Başkasının kelimeleri

Başkasının kelimeleri

İle iletişim kurmak? Nasıl algılamalı bunu, bilemiyorum. Veya neden rahatsız oluyorum ki?

SEDAT İLHAN 10 Aralık 2023 SEDAT İLHAN

Yazdıklarımı bir dost ile paylaşıyorum ve düşüncelerini soruyorum. Kendi bakış açımı test etmektir niyetim. Belki biraz da öğretmek, itiraf edeyim. Haddim değilken, yeteri kadar öğrenmeden, muhatabım öğrenmek istemedikçe… Bu nedenle aksi ile cevabımı alıyorum. Rabb’im Allah.

Hemen referans kaynaklardan konu ile ilgili bölümler önüme düşmekte. Belki aynı şeyi tanımlamaktayız. Veya daha farklı seviyeden bakıyoruz hadiselere ve farklı şeyler görmekteyiz. Öğrenmem gerekenler vardır. Bu kesin. Her ne kadar nefsimi temize çıkarmayarak suçlu ilan etsem de öğrenmeye kapalı olduğumu düşünmüyorum.

Koca koca alimleri karşıma dikiveriyorlar. Onlar bizatihi söylemeseler de eserlerini okuyanların lisanı bunu haykırmakta. İki tip insan var. İnanan ve inanmayan, Müslüman ve kafir?

Bu tür dostlardan öğreneceğim bir şey var ise o da neyin yapılmaması gerektiğidir.

Özetle söylemem gerekirse, hazırladığım bir çalışma hakkında dostun görüşünü sordum. Önemsiyorum. Çünkü bir bilinmeze yelken açıyorum sanki. Ulaşabilirsem oralarda biryerlerde dostlarla beraber olabilirim, ulaşabilenlerle…

Hazırladığım slaytın her cümlesinde değil, belki kelimesinde de değil, her harfinde sonsuzluğa açılan bir yol var. Hayatın içinden kopmama gayretiyle. Çünkü sonsuzluk bir hedef, bir bakış açısı olabilir ancak adımlarımız ile anlamlı. Düşe kalka, bir çocuk saflığı, merakı, denemeleri…

Yok, diyor soruyorsan dinleyeceksin. Allah diyeceksin, kulluk, ibadet vs. Kaynaklarda da yazılmış zaten. Neden uğraşıyorsun ki öyle sonsuzluk falan, ne bulacaksın orada? Niyetini bilemem ama hissettiğim duygular bunlar. Beynime sığdırdığım kainatı, insanı, insanlığımı yazıyorum yazılarımda. Kendi kelimelerimle. Birisi çıkıverse, yanlışsın dese ve kendi tezini sürse önüme, dünyaları bana bağışlamış olacak, ama…
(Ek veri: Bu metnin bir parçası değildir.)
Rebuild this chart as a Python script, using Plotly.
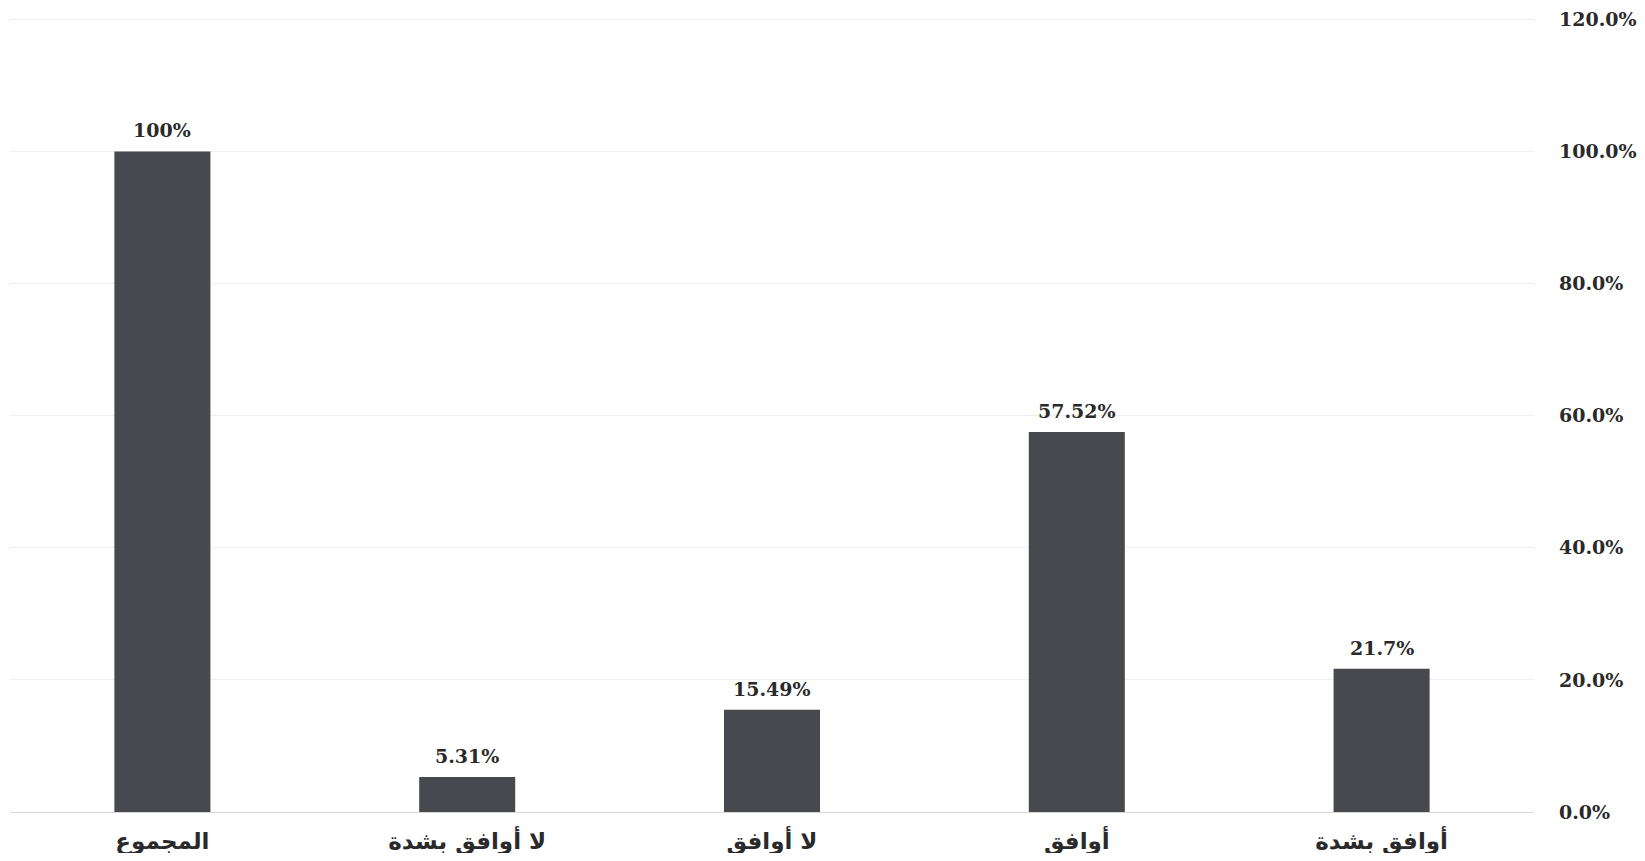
import plotly.graph_objects as go

categories = ["المجموع", "لا أوافق بشدة", "لا أوافق", "أوافق", "أوافق بشدة"]
values = [100, 5.31, 15.49, 57.52, 21.7]
value_labels = ["100%", "5.31%", "15.49%", "57.52%", "21.7%"]
tick_vals = [0, 20, 40, 60, 80, 100, 120]
tick_text = ["0.0%", "20.0%", "40.0%", "60.0%", "80.0%", "100.0%", "120.0%"]

fig = go.Figure(go.Bar(
    x=categories, y=values,
    marker=dict(color="#48484f", line=dict(width=0)),
    width=0.315,
))

for c, v, t in zip(categories, values, value_labels):
    fig.add_annotation(
        x=c, y=v, text=t, showarrow=False, yanchor="bottom", yshift=8,
        font=dict(family="DejaVu Serif", size=19, color="#2a2a2a", weight="bold"),
    )

# page body adds an 8px offset; figure sized so it ends at the window edge
fig.update_layout(
    width=1637, height=845,
    margin=dict(l=2, r=111, t=10, b=41),
    paper_bgcolor="white", plot_bgcolor="white",
    showlegend=False,
    xaxis=dict(
        showgrid=False, showline=False, zeroline=False, ticks="",
        automargin=False,
        tickfont=dict(family="DejaVu Sans", size=23, color="#2a2a2a", weight="bold"),
        ticklabelstandoff=13,
    ),
    yaxis=dict(
        side="right", range=[0, 120.2], tickvals=tick_vals, ticktext=tick_text,
        automargin=False, ticklabeloverflow="allow",
        showgrid=True, gridcolor="#efefef", gridwidth=1,
        zeroline=True, zerolinecolor="#d8d8d8", zerolinewidth=1,
        showline=False, ticks="",
        tickfont=dict(family="DejaVu Serif", size=19, color="#2a2a2a", weight="bold"),
        ticklabelstandoff=24,
    ),
)

fig.write_html("out.html")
Bilmiyorum, gerçekten bilmiyorum. Bilen söylemez, demişler ama ben bilsem söylerim.

Sonsuzluğa ulaşma, sonsuzlukta yaşama nasıl bir şey olur, sadece tefekkür ediyorum. İyi ve kötü diye bir şey olmamalı mesela, çirkin ve güzel yoktur. İman bile yoktur denebilir. Ama ne vardır, bilmiyorum.

Sonsuzluk… Soyut bir kavram olarak ütopyalarımızı süslemekle yetinmediğimizde anlarız ki, tüm arzularımız, problemlerimiz için tek çözüm budur. Herkesin aradığı şey budur çünkü. Bazılarımız içinde, kendi öz benliğinde arar, bazılarımız ise bulmuş olanların atmosferinde nefes almakla yetinir. Tercihleri kritik etmek hakkımız değil.

Çünkü sonsuzluğa ulaşmadan sevemeyiz, veremeyiz, affedemeyiz, dinletemeyiz. Hasbelkader bir hadiseye el atsak çözümlerimiz bazılarını memnun ederken bazılarını isyanlara sürükleyebilir.

Rahatsız olduğum şey nedir sizce? Dostumun benimle muhatap olmak yerine referans göstermesi mi? Kendi düşüncelerini aktarmayı tercih etmemesi mi yani. Aktardığı pasajlar benim sorularıma cevap olabilir mi? O kitapları yazanlara sorularımı sormuş olsam nasıl bir cevap alırdım ki? Başkalarından alınan cevaplar ile yürekler sakinleşebilir mi?

İçerik ne olursa olsun, iletişimin en temel kuralını görüyor, tecrübe ediyorum. Anlamadan anlatamayız. Anladım mesajı vermeden muhatabımızın dinlemesini bekleyemeyiz. Güldüm. Trajikomik çünkü. Ama halimiz bu.

Anlamadan neyi anlatıyoruz yahu! Veya sonsuzluğu hedeflemeden anlamak mümkün olabilir mi?